Saved data entries:
◆ ◆ ◆

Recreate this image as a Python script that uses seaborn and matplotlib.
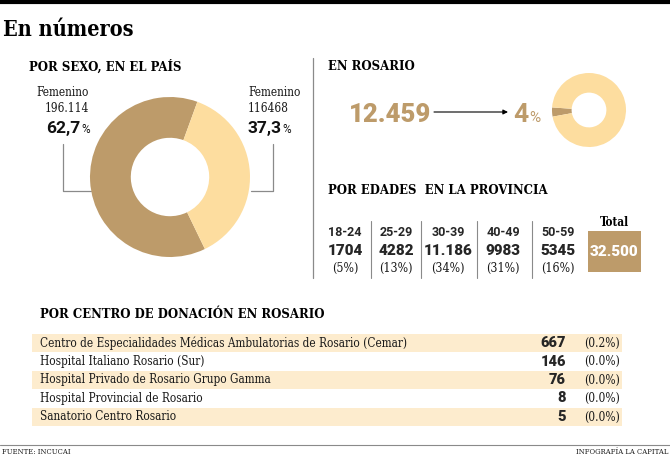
import matplotlib
matplotlib.use("Agg")
import matplotlib.pyplot as plt
import seaborn as sns

# ---- datos ----
sexo_labels = ["Femenino", "Femenino"]
sexo_values = [196114, 116468]
sexo_txt = ["196.114", "116468"]
sexo_pct = ["62,7", "37,3"]

rosario_total = "12.459"
rosario_pct = [4, 96]

edades = ["18-24", "25-29", "30-39", "40-49", "50-59"]
edades_n = ["1704", "4282", "11.186", "9983", "5345"]
edades_pct = [5, 13, 34, 31, 16]
edades_total = "32.500"

centros = [
    "Centro de Especialidades Médicas Ambulatorias de Rosario (Cemar)",
    "Hospital Italiano Rosario (Sur)",
    "Hospital Privado de Rosario Grupo Gamma",
    "Hospital Provincial de Rosario",
    "Sanatorio Centro Rosario",
]
centros_n = [667, 146, 76, 8, 5]
centros_pct = ["0.2", "0.0", "0.0", "0.0", "0.0"]

# ---- estilo ----
sns.set_theme(style="white")
OSCURO = "#bd9b6a"
CLARO = "#fddd9f"
FRANJA = "#fdecce"
GRIS = "#8a8a8a"
TEXTO = "#1a1a1a"
SERIF = dict(family="DejaVu Serif", stretch="condensed", color=TEXTO)
SERIF_B = dict(family="DejaVu Serif", stretch="condensed", weight="bold", color="black")
SANS_B = dict(family="Roboto", weight="bold")

W, H = 670, 455
fig = plt.figure(figsize=(W / 100, H / 100), dpi=100)
fig.patch.set_facecolor("white")
ax = fig.add_axes([0, 0, 1, 1])
ax.set_xlim(0, W)
ax.set_ylim(H, 0)
ax.axis("off")
renderer = fig.canvas.get_renderer()


def ancho(t):
    bb = t.get_window_extent(renderer=renderer)
    return bb.width  # px == unidades de datos (1:1)


def numero_pct(x, y, num, size, psize, color, ha="left"):
    t1 = ax.text(0, y, num, fontsize=size, color=color, va="baseline", **SANS_B)
    t2 = ax.text(0, y, "%", fontsize=psize, color=color, va="baseline", family="Roboto")
    w1, w2 = ancho(t1), ancho(t2)
    x0 = x - (w1 + w2) if ha == "right" else x
    t1.set_x(x0)
    t2.set_x(x0 + w1 + 0.5)


def dona(cx, cy, r, valores, colores, start, ancho_anillo):
    a = fig.add_axes([(cx - r) / W, 1 - (cy + r) / H, 2 * r / W, 2 * r / H])
    a.pie(valores, colors=colores, startangle=start, counterclock=True,
          wedgeprops=dict(width=ancho_anillo, linewidth=0))
    a.set_xlim(-1, 1)
    a.set_ylim(-1, 1)
    a.set_aspect("equal")
    a.axis("off")
    return a


# barra superior y titulo
ax.plot([0, W], [1.5, 1.5], color="black", lw=3, solid_capstyle="butt")
ax.text(3, 30, "En números", fontsize=15.5, va="center", **SERIF_B)

# ---- por sexo ----
ax.text(29, 67, "POR SEXO, EN EL PAÍS", fontsize=9.4, va="center", **SERIF_B)
dona(170, 177, 80, sexo_values, [OSCURO, CLARO], 70, 0.51)

ax.text(89, 93, sexo_labels[0], fontsize=8.5, ha="right", va="center", **SERIF)
ax.text(89, 108, sexo_txt[0], fontsize=8.5, ha="right", va="center", **SERIF)
numero_pct(89, 133, sexo_pct[0], 12.5, 8.5, "#111111", ha="right")
ax.text(248, 93, sexo_labels[1], fontsize=8.5, ha="left", va="center", **SERIF)
ax.text(248, 108, sexo_txt[1], fontsize=8.5, ha="left", va="center", **SERIF)
numero_pct(248, 133, sexo_pct[1], 12.5, 8.5, "#111111")

# lineas guia
ax.plot([63, 63, 91], [144, 191, 191], color=GRIS, lw=0.9)
ax.plot([273, 273, 251], [144, 191, 191], color=GRIS, lw=0.9)

# divisor vertical
ax.plot([313, 313], [58, 278], color=GRIS, lw=0.9)

# ---- en rosario ----
ax.text(328, 66, "EN ROSARIO", fontsize=9.4, va="center", **SERIF_B)
ax.text(349, 122, rosario_total, fontsize=18.5, color=OSCURO, va="baseline",
        family="Roboto", weight="heavy")
ax.annotate("", xy=(508, 112), xytext=(434, 112),
            arrowprops=dict(arrowstyle="-|>", color="black", lw=0.8,
                            mutation_scale=7, shrinkA=0, shrinkB=0))
numero_pct(513, 122, str(rosario_pct[0]), 19, 11, OSCURO)
dona(589, 110, 37, rosario_pct, [OSCURO, CLARO], 176, 0.53)

# ---- por edades ----
ax.text(328, 190, "POR EDADES  EN LA PROVINCIA", fontsize=9.4, va="center", **SERIF_B)
col_x = [345, 396, 448, 503, 558]
sep_x = [371, 421, 477, 532]
for xs in sep_x:
    ax.plot([xs, xs], [221, 278], color=GRIS, lw=0.8)
for xc, g, n, p in zip(col_x, edades, edades_n, edades_pct):
    ax.text(xc, 233, g, fontsize=9, ha="center", va="center", **SANS_B)
    ax.text(xc, 251, n, fontsize=11, ha="center", va="center", family="Roboto", weight="heavy")
    ax.text(xc, 268, f"({p}%)", fontsize=8.8, ha="center", va="center", **SERIF)

ax.add_patch(plt.Rectangle((588, 231), 53, 41, color=OSCURO, lw=0))
ax.text(614.5, 222, "Total", fontsize=8.5, ha="center", va="center", **SERIF_B)
ax.text(614.5, 252, edades_total, fontsize=11, ha="center", va="center",
        color="white", family="Roboto", weight="heavy")

# ---- por centro de donacion ----
ax.text(40, 315, "POR CENTRO DE DONACIÓN EN ROSARIO", fontsize=9.4, va="center", **SERIF_B)
fila_y0, fila_h = 343, 18.5
for i, (c, n, p) in enumerate(zip(centros, centros_n, centros_pct)):
    y = fila_y0 + i * fila_h
    if i % 2 == 0:
        ax.add_patch(plt.Rectangle((32, y - fila_h / 2), 590, fila_h, color=FRANJA, lw=0))
    ax.text(40, y, c, fontsize=8.5, va="center", **SERIF)
    ax.text(566, y, str(n), fontsize=10.5, ha="right", va="center", family="Roboto", weight="heavy")
    ax.text(584, y, f"({p}%)", fontsize=8.6, va="center", **SERIF)

# pie
ax.plot([0, W], [445, 445], color=GRIS, lw=0.8)
ax.text(2, 452, "FUENTE: INCUCAI", fontsize=5.5, va="center", **SERIF)
ax.text(668, 452, "INFOGRAFÍA LA CAPITAL", fontsize=5.5, ha="right", va="center", **SERIF)

fig.savefig("out.png", dpi=100, facecolor="white")
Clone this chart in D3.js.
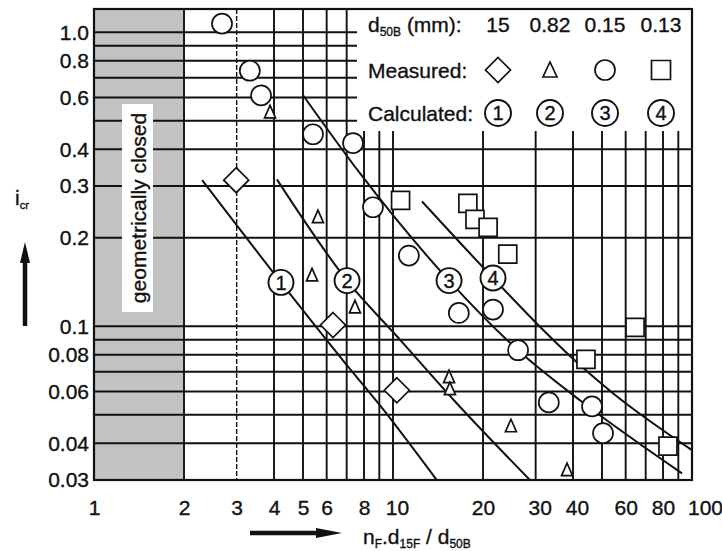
<!DOCTYPE html>
<html>
<head>
<meta charset="utf-8">
<script src="https://cdn.jsdelivr.net/npm/d3@7/dist/d3.min.js"></script>
<style>
  body { margin: 0; background: #fff; }
  text { font-family: "Liberation Sans", Arial, Helvetica, sans-serif; fill: #111; stroke: #111; stroke-width: 0.35px; }
</style>
</head>
<body>
<svg width="722" height="551"></svg>
<script>
// Ticks and grid
var xTicks = [1, 2, 3, 4, 5, 6, 8, 10, 20, 30, 40, 60, 80, 100];
var yTicks = [0.03, 0.04, 0.06, 0.08, 0.1, 0.2, 0.3, 0.4, 0.6, 0.8, 1.0];
var xGrid = [2, 3, 4, 5, 6, 7, 8, 9, 10, 20, 30, 40, 50, 60, 70, 80, 90];
var yGrid = [0.04, 0.05, 0.06, 0.07, 0.08, 0.09, 0.1, 0.2, 0.3, 0.4, 0.5, 0.6, 0.7, 0.8, 0.9, 1.0];

// Legend
var grainSizes = ["15", "0.82", "0.15", "0.13"];
var symbolKinds = ["diamond", "triangle", "circle", "square"];
var curveNames = ["1", "2", "3", "4"];

// Measured points [nF.d15F/d50B, icr]
var diamondPts = [[2.99, 0.314], [6.30, 0.101], [10.3, 0.0606]];
var trianglePts = [[3.88, 0.534], [5.61, 0.235], [5.36, 0.149], [7.46, 0.116],
                   [15.4, 0.0671], [15.5, 0.0611], [24.8, 0.0457], [38.2, 0.0324]];
var circlePts = [[2.68, 1.07], [3.32, 0.74], [3.62, 0.61], [5.40, 0.45], [7.35, 0.42],
                 [8.57, 0.254], [11.3, 0.174], [16.6, 0.111], [21.6, 0.114], [26.2, 0.0829],
                 [33.2, 0.0551], [46.3, 0.0534], [50.4, 0.0433]];
var squarePts = [[10.6, 0.268], [17.8, 0.262], [18.8, 0.231], [20.8, 0.217], [24.2, 0.176],
                 [64.5, 0.0992], [44.2, 0.0772], [83.1, 0.0391]];

// Calculated curves
var calc1 = [[2.30, 0.314], [4.22, 0.141], [6.80, 0.0766], [9.05, 0.0538], [14.0, 0.030]];
var calc2 = [[4.09, 0.316], [7.02, 0.143], [10.6, 0.0896], [16.1, 0.0556], [28.7, 0.030]];
var calc3 = [[5.0, 0.611], [7.76, 0.331], [15.4, 0.143], [26.2, 0.0829], [42.2, 0.056], [92.6, 0.0316]];
var calc4 = [[12.5, 0.266], [21.6, 0.146], [30.3, 0.102], [41.2, 0.0754], [54.4, 0.0592], [100, 0.0379]];
var curveLabelPts = [[4.22, 0.141], [7.02, 0.143], [15.4, 0.143], [21.6, 0.146]];

var svg = d3.select("svg");
var FS = 21;

var x = d3.scaleLog().domain([1, 100]).range([94, 692]);
var y = d3.scaleLog().domain([0.03, 1.2]).range([480, 9]);

var plotL = x(1), plotR = x(100), plotT = y(1.2), plotB = y(0.03);

// closed zone between 1 and 2
svg.append("rect")
    .attr("x", plotL).attr("y", plotT)
    .attr("width", x(2) - plotL).attr("height", plotB - plotT)
    .attr("fill", "#c3c3c3");

// grid
var grid = svg.append("g").attr("stroke", "#111").attr("stroke-width", 1.9);
grid.selectAll(".hg").data(yGrid).enter().append("line")
    .attr("x1", plotL).attr("x2", plotR)
    .attr("y1", d => y(d)).attr("y2", d => y(d));
grid.selectAll(".vg").data(xGrid).enter().append("line")
    .attr("x1", d => x(d)).attr("x2", d => x(d))
    .attr("y1", plotT).attr("y2", plotB)
    .attr("stroke-dasharray", d => d == 3 ? "5,2" : null)
    .attr("stroke-width", d => d == 3 ? 1.4 : 1.9);

// label box inside the grey zone
svg.append("rect")
    .attr("x", 122).attr("y", 104).attr("width", 31).attr("height", 208)
    .attr("fill", "#fff");
svg.append("text")
    .attr("transform", "translate(139,208) rotate(-90)")
    .attr("text-anchor", "middle").attr("dy", "0.35em")
    .attr("font-size", FS)
    .text("geometrically closed");

// legend area (blank over grid)
svg.append("rect")
    .attr("x", 357).attr("y", plotT).attr("width", plotR - 357).attr("height", 131 - plotT)
    .attr("fill", "#fff");

// frame
svg.append("rect")
    .attr("x", plotL).attr("y", plotT).attr("width", plotR - plotL).attr("height", plotB - plotT)
    .attr("fill", "none").attr("stroke", "#111").attr("stroke-width", 2.2);

// axes
var xAxis = svg.append("g")
    .attr("transform", "translate(0," + plotB + ")")
    .call(d3.axisBottom(x).tickValues(xTicks).tickFormat(d3.format("d")).tickSize(0).tickPadding(20));
var yAxis = svg.append("g")
    .attr("transform", "translate(" + plotL + ",0)")
    .call(d3.axisLeft(y).tickValues(yTicks).tickFormat(d => d == 1 ? "1.0" : String(d)).tickSize(0).tickPadding(5));
[xAxis, yAxis].forEach(function (g) {
    g.select(".domain").remove();
    g.selectAll("text").attr("font-size", FS).attr("font-family", null).attr("fill", "#111");
});
xAxis.selectAll("text").filter(d => d == 100).attr("dx", 13);
xAxis.selectAll("text").filter(d => d == 10 || d == 30 || d == 40).attr("dx", 4);

// calculated curves
var line = d3.line()
    .x(d => x(d[0]))
    .y(d => y(d[1]))
    .curve(d3.curveMonotoneX);
svg.append("g").selectAll("path")
    .data([calc1, calc2, calc3, calc4])
    .enter().append("path")
    .attr("d", line)
    .attr("fill", "none").attr("stroke", "#111").attr("stroke-width", 2);

// symbols
function symbolPath(kind, big) {
    if (kind == "diamond") { var h = 12.5; return "M0," + (-h) + "L" + h + ",0L0," + h + "L" + (-h) + ",0Z"; }
    if (kind == "triangle") { var w = big ? 7 : 5.5, t = big ? 8 : 7, b = big ? 7 : 5.5; return "M0," + (-t) + "L" + w + "," + b + "L" + (-w) + "," + b + "Z"; }
    if (kind == "square") { var s = big ? 9.5 : 9; return "M" + (-s) + "," + (-s) + "h" + 2 * s + "v" + 2 * s + "h" + (-2 * s) + "Z"; }
    var r = 10;
    return "M" + r + ",0A" + r + "," + r + " 0 1,1 " + (-r) + ",0A" + r + "," + r + " 0 1,1 " + r + ",0Z";
}

var measured = [diamondPts, trianglePts, circlePts, squarePts];
measured.forEach(function (pts, i) {
    svg.append("g").selectAll("path")
        .data(pts)
        .enter().append("path")
        .attr("transform", d => "translate(" + x(d[0]) + "," + y(d[1]) + ")")
        .attr("d", symbolPath(symbolKinds[i], false))
        .attr("fill", "#fff").attr("stroke", "#111").attr("stroke-width", 1.7);
});

// circled curve numbers
var cl = svg.append("g").selectAll("g")
    .data(curveLabelPts)
    .enter().append("g")
    .attr("transform", d => "translate(" + x(d[0]) + "," + y(d[1]) + ")");
cl.append("circle").attr("r", 12.5).attr("fill", "#fff").attr("stroke", "#111").attr("stroke-width", 1.9);
cl.append("text").attr("text-anchor", "middle").attr("dy", "0.36em").attr("font-size", 20)
    .text((d, i) => curveNames[i]);

// legend
var colX = [498, 550, 605, 661];
var leg = svg.append("g");
var t1 = leg.append("text").attr("x", 368).attr("y", 32).attr("font-size", FS);
t1.append("tspan").text("d");
t1.append("tspan").attr("font-size", 12).attr("dy", 4).text("50B");
t1.append("tspan").attr("dy", -4).text(" (mm):");
leg.append("text").attr("x", 368).attr("y", 78).attr("font-size", FS).text("Measured:");
leg.append("text").attr("x", 368).attr("y", 121).attr("font-size", FS).text("Calculated:");

leg.selectAll(".gs").data(grainSizes).enter().append("text")
    .attr("x", (d, i) => colX[i]).attr("y", 32)
    .attr("text-anchor", "middle").attr("font-size", FS)
    .text(d => d);
leg.selectAll(".ms").data(symbolKinds).enter().append("path")
    .attr("transform", (d, i) => "translate(" + colX[i] + ",70)")
    .attr("d", d => symbolPath(d, true))
    .attr("fill", "#fff").attr("stroke", "#111").attr("stroke-width", 1.7);
var lc = leg.selectAll(".lc").data(curveNames).enter().append("g")
    .attr("transform", (d, i) => "translate(" + colX[i] + ",113)");
lc.append("circle").attr("r", 13).attr("fill", "#fff").attr("stroke", "#111").attr("stroke-width", 1.9);
lc.append("text").attr("text-anchor", "middle").attr("dy", "0.36em").attr("font-size", 20).text(d => d);

// axis titles
var xt = svg.append("text").attr("x", 363).attr("y", 544).attr("font-size", FS);
xt.append("tspan").text("n");
xt.append("tspan").attr("font-size", 12).attr("dy", 4).text("F");
xt.append("tspan").attr("dy", -4).text(".d");
xt.append("tspan").attr("font-size", 12).attr("dy", 4).text("15F");
xt.append("tspan").attr("dy", -4).text(" / d");
xt.append("tspan").attr("font-size", 12).attr("dy", 4).text("50B");

var yt = svg.append("text").attr("x", 15).attr("y", 205).attr("font-size", FS);
yt.append("tspan").text("i");
yt.append("tspan").attr("font-size", 11).attr("dy", 4).text("cr");

// arrows
svg.append("line").attr("x1", 250).attr("x2", 322).attr("y1", 533).attr("y2", 533)
    .attr("stroke", "#111").attr("stroke-width", 4.5);
svg.append("path").attr("d", "M316,528L342,533L316,538Z").attr("fill", "#111");
svg.append("line").attr("x1", 25).attr("x2", 25).attr("y1", 326).attr("y2", 258)
    .attr("stroke", "#111").attr("stroke-width", 4.5);
svg.append("path").attr("d", "M20,263L25,242L30,263Z").attr("fill", "#111");
</script>
</body>
</html>
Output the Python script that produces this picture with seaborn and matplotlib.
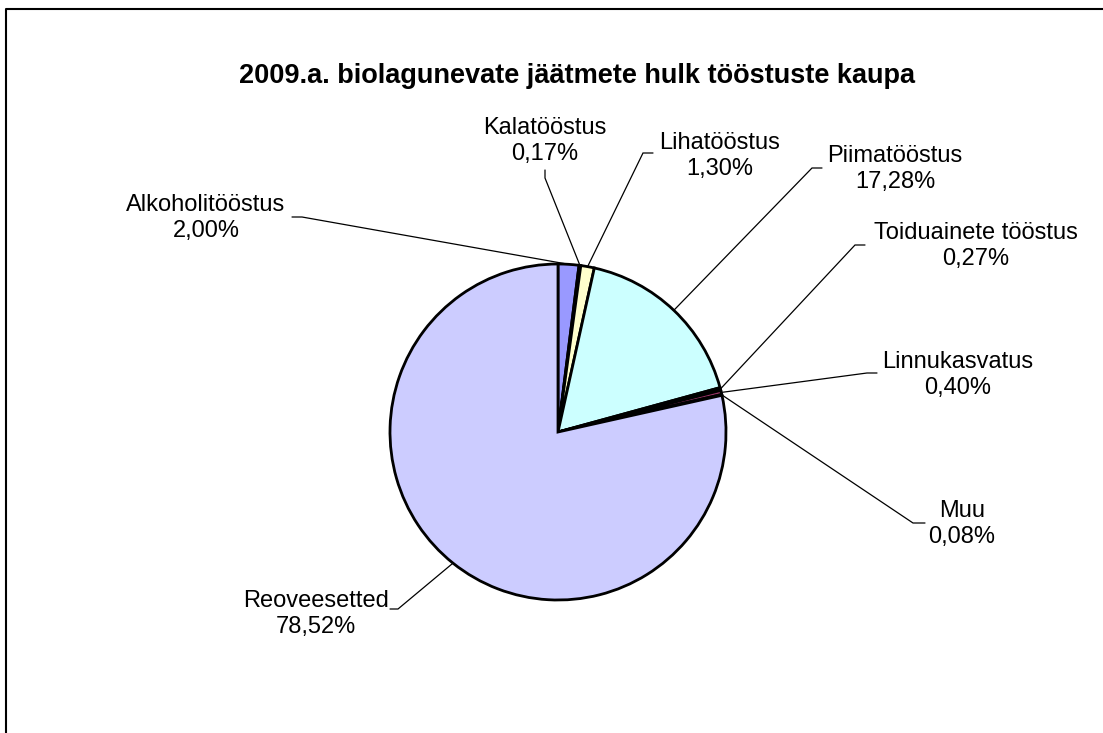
import numpy as np
import matplotlib
matplotlib.use("Agg")
import matplotlib.pyplot as plt
import seaborn as sns

sns.set_theme(style="white")
plt.rcParams['font.family'] = ['Liberation Sans', 'DejaVu Sans']

# --- Data ---
categories = ['Alkoholitööstus', 'Kalatööstus', 'Lihatööstus', 'Piimatööstus',
              'Toiduainete tööstus', 'Linnukasvatus', 'Muu', 'Reoveesetted']
shares = [2.00, 0.17, 1.30, 17.28, 0.27, 0.40, 0.08, 78.52]
share_labels = ['2,00%', '0,17%', '1,30%', '17,28%', '0,27%', '0,40%', '0,08%', '78,52%']
colors = ['#9999FF', '#993366', '#FFFFCC', '#CCFFFF', '#660066', '#993366', '#0066CC', '#CCCCFF']

# label text centre (px), image coordinates (y down)
label_pos = [(206, 218), (545, 141), (720, 156), (895, 169),
             (976, 246), (958, 375), (962, 524), (316, 614)]
# leader line: short tail near the label, then elbow -> wedge
leader_tail = [(292, 217), (545, 170), (653, 153), (822, 168),
               (865, 245), (877, 373), (925, 523), (390, 609)]
leader_elbow = [(302, 217), (545, 178), (643, 153), (812, 168),
                (855, 245), (867, 373), (913, 523), (398, 609)]

W, H = 1103, 733
fig = plt.figure(figsize=(W / 100, H / 100), dpi=100)
ax = fig.add_axes([0, 0, 1, 1])

cx, cy, r = 558, H - 432, 168
wedges, _ = ax.pie(shares, colors=colors, startangle=90, counterclock=False,
                   center=(cx, cy), radius=r, frame=True,
                   wedgeprops=dict(edgecolor='black', linewidth=2.0))
ax.set_xlim(0, W)
ax.set_ylim(0, H)
ax.set_aspect('equal')
ax.axis('off')

for w, name, pct, (tx, ty), (ax0, ay0), (ex0, ey0) in zip(
        wedges, categories, share_labels, label_pos, leader_tail, leader_elbow):
    mid = np.deg2rad((w.theta1 + w.theta2) / 2)
    wx, wy = cx + r * np.cos(mid), cy + r * np.sin(mid)
    ax.plot([ax0, ex0, wx], [H - ay0, H - ey0, wy], color='black',
            linewidth=0.9, solid_joinstyle='miter')
    ax.text(tx, H - ty, f"{name}\n{pct}", ha='center', va='center',
            fontsize=17, linespacing=1.2, color='black')

ax.text(577, H - 76, '2009.a. biolagunevate jäätmete hulk tööstuste kaupa',
        ha='center', va='center', fontsize=19.5, fontweight='bold',
        color='black')

# chart frame (cropped at right and bottom)
ax.plot([6, 6, W + 5], [-5, H - 9, H - 9], color='black', linewidth=1.5,
        clip_on=False)

fig.savefig('out.png', dpi=100)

◆ ◆ ◆

= Exercise =
Taking the material above, give again exactly the lines from the one holding "Clone this chart in D3.js." through the one holding "var y = d3.scaleLog().domain([0.03, 1.2]).range([480, 9]);", with both ends and without pictures.

= Worked solution =
Clone this chart in D3.js.
<!DOCTYPE html>
<html>
<head>
<meta charset="utf-8">
<script src="https://cdn.jsdelivr.net/npm/d3@7/dist/d3.min.js"></script>
<style>
  body { margin: 0; background: #fff; }
  text { font-family: "Liberation Sans", Arial, Helvetica, sans-serif; fill: #111; stroke: #111; stroke-width: 0.35px; }
</style>
</head>
<body>
<svg width="722" height="551"></svg>
<script>
// Ticks and grid
var xTicks = [1, 2, 3, 4, 5, 6, 8, 10, 20, 30, 40, 60, 80, 100];
var yTicks = [0.03, 0.04, 0.06, 0.08, 0.1, 0.2, 0.3, 0.4, 0.6, 0.8, 1.0];
var xGrid = [2, 3, 4, 5, 6, 7, 8, 9, 10, 20, 30, 40, 50, 60, 70, 80, 90];
var yGrid = [0.04, 0.05, 0.06, 0.07, 0.08, 0.09, 0.1, 0.2, 0.3, 0.4, 0.5, 0.6, 0.7, 0.8, 0.9, 1.0];

// Legend
var grainSizes = ["15", "0.82", "0.15", "0.13"];
var symbolKinds = ["diamond", "triangle", "circle", "square"];
var curveNames = ["1", "2", "3", "4"];

// Measured points [nF.d15F/d50B, icr]
var diamondPts = [[2.99, 0.314], [6.30, 0.101], [10.3, 0.0606]];
var trianglePts = [[3.88, 0.534], [5.61, 0.235], [5.36, 0.149], [7.46, 0.116],
                   [15.4, 0.0671], [15.5, 0.0611], [24.8, 0.0457], [38.2, 0.0324]];
var circlePts = [[2.68, 1.07], [3.32, 0.74], [3.62, 0.61], [5.40, 0.45], [7.35, 0.42],
                 [8.57, 0.254], [11.3, 0.174], [16.6, 0.111], [21.6, 0.114], [26.2, 0.0829],
                 [33.2, 0.0551], [46.3, 0.0534], [50.4, 0.0433]];
var squarePts = [[10.6, 0.268], [17.8, 0.262], [18.8, 0.231], [20.8, 0.217], [24.2, 0.176],
                 [64.5, 0.0992], [44.2, 0.0772], [83.1, 0.0391]];

// Calculated curves
var calc1 = [[2.30, 0.314], [4.22, 0.141], [6.80, 0.0766], [9.05, 0.0538], [14.0, 0.030]];
var calc2 = [[4.09, 0.316], [7.02, 0.143], [10.6, 0.0896], [16.1, 0.0556], [28.7, 0.030]];
var calc3 = [[5.0, 0.611], [7.76, 0.331], [15.4, 0.143], [26.2, 0.0829], [42.2, 0.056], [92.6, 0.0316]];
var calc4 = [[12.5, 0.266], [21.6, 0.146], [30.3, 0.102], [41.2, 0.0754], [54.4, 0.0592], [100, 0.0379]];
var curveLabelPts = [[4.22, 0.141], [7.02, 0.143], [15.4, 0.143], [21.6, 0.146]];

var svg = d3.select("svg");
var FS = 21;

var x = d3.scaleLog().domain([1, 100]).range([94, 692]);
var y = d3.scaleLog().domain([0.03, 1.2]).range([480, 9]);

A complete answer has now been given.